> _Exercise aim_: The listing below begins with the first line you should copy; stop after the line containing "(color) at (566,32)", and drop every picture.

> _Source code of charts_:
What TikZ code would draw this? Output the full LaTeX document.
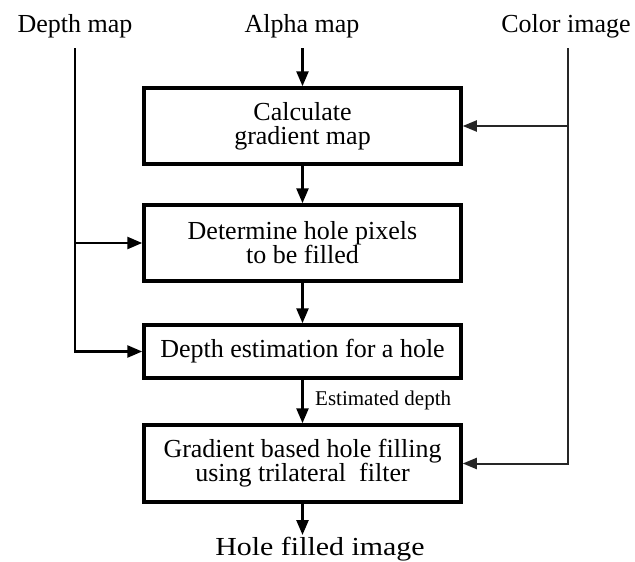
\documentclass[tikz,border=0pt]{standalone}
\usepackage{fontspec}
\setmainfont{Liberation Serif}
\usetikzlibrary{arrows.meta}
\begin{document}
\begin{tikzpicture}[x=1pt,y=-1pt,
  box/.style={draw, line width=3.5pt, minimum width=317pt, inner sep=0pt, align=center,
    font=\fontsize{26}{24}\selectfont},
  conn/.style={line width=2.5pt, -{Triangle[length=15pt,width=12pt]}},
  side/.style={line width=2pt, draw=black!85},
  sidearrow/.style={side, -{Triangle[length=14pt,width=11pt]}},
  lbl/.style={font=\fontsize{26}{30}\selectfont, inner sep=0pt, anchor=base},
  small/.style={font=\fontsize{21}{24}\selectfont, inner sep=0pt, anchor=base west}]
\useasboundingbox (0,0) rectangle (635,562);
\fill[white] (0,0) rectangle (635,562);

% input labels
\node[lbl] (depth) at (75,32) {Depth map};
\node[lbl] (alpha) at (302,32) {Alpha map};
\node[lbl] (color) at (566,32) {Color image};

% boxes
\node[box, minimum height=76pt] (b1) at (302.5,126) {Calculate\\gradient map};
\node[box, minimum height=76pt] (b2) at (302.5,243) {Determine hole pixels\\to be filled};
\node[box, minimum height=53pt] (b3) at (302.5,351.5) {Depth estimation for a hole};
\node[box, minimum height=77pt] (b4) at (302.5,463.5) {Gradient based hole filling\\using trilateral\ \ filter};

% output label
\node[lbl] (out) at (320,555) {\scalebox{1.15}[1]{Hole filled image}};
\node[small] (est) at (315,405) {Estimated depth};

% helper coordinates
\coordinate (atop) at (302.5,48);
\coordinate (dtop) at (75,48);
\coordinate (ctop) at (568,48);
\coordinate (oend) at (302.5,535);

% main flow
\draw[conn] (atop) -- (b1.north);
\draw[conn] (b1.south) -- (b2.north);
\draw[conn] (b2.south) -- (b3.north);
\draw[conn] (b3.south) -- (b4.north);
\draw[conn] (b4.south) -- (oend);

% depth map feed
\draw[conn] (dtop) |- (b3.west);
\draw[conn] (dtop |- b2.west) -- (b2.west);

% color image feed
\draw[sidearrow] (ctop) |- (b4.east);
\draw[sidearrow] (ctop |- b1.east) -- (b1.east);
\end{tikzpicture}
\end{document}
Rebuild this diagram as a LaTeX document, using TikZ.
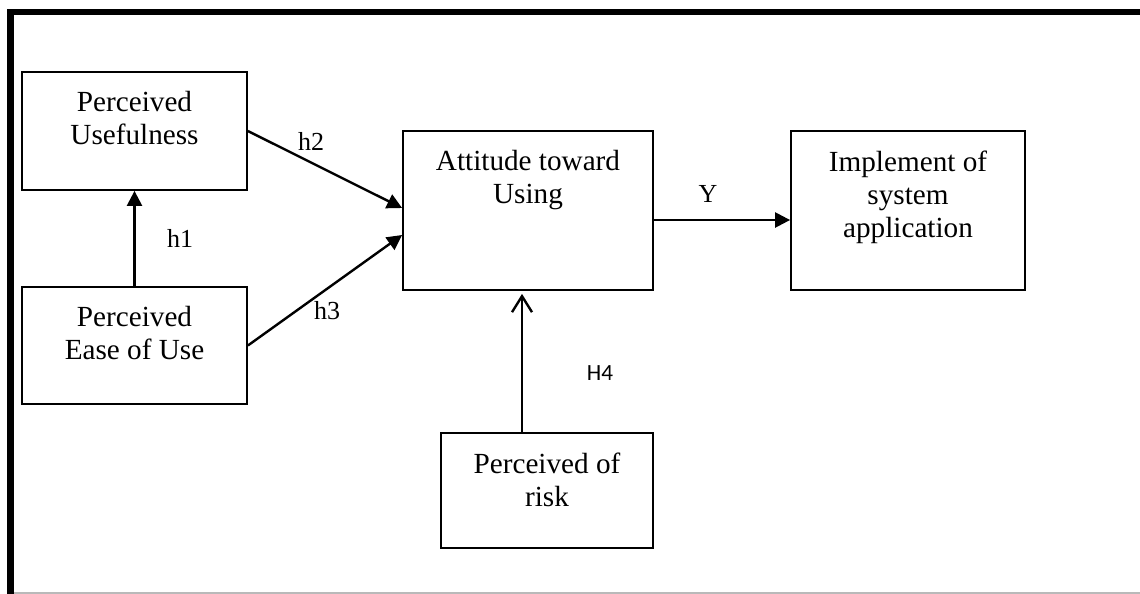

> _Complete response_:
What TikZ code would draw this? Output the full LaTeX document.
\documentclass[tikz,border=0pt]{standalone}
\usepackage{fontspec}
\setmainfont{Liberation Serif}
\usetikzlibrary{arrows.meta}
\begin{document}
\begin{tikzpicture}[x=1pt,y=-1pt,
  box/.style={draw, line width=3.5pt, minimum width=317pt, inner sep=0pt, align=center,
    font=\fontsize{26}{24}\selectfont},
  conn/.style={line width=2.5pt, -{Triangle[length=15pt,width=12pt]}},
  side/.style={line width=2pt, draw=black!85},
  sidearrow/.style={side, -{Triangle[length=14pt,width=11pt]}},
  lbl/.style={font=\fontsize{26}{30}\selectfont, inner sep=0pt, anchor=base},
  small/.style={font=\fontsize{21}{24}\selectfont, inner sep=0pt, anchor=base west}]
\useasboundingbox (0,0) rectangle (635,562);
\fill[white] (0,0) rectangle (635,562);

% input labels
\node[lbl] (depth) at (75,32) {Depth map};
\node[lbl] (alpha) at (302,32) {Alpha map};
\node[lbl] (color) at (566,32) {Color image};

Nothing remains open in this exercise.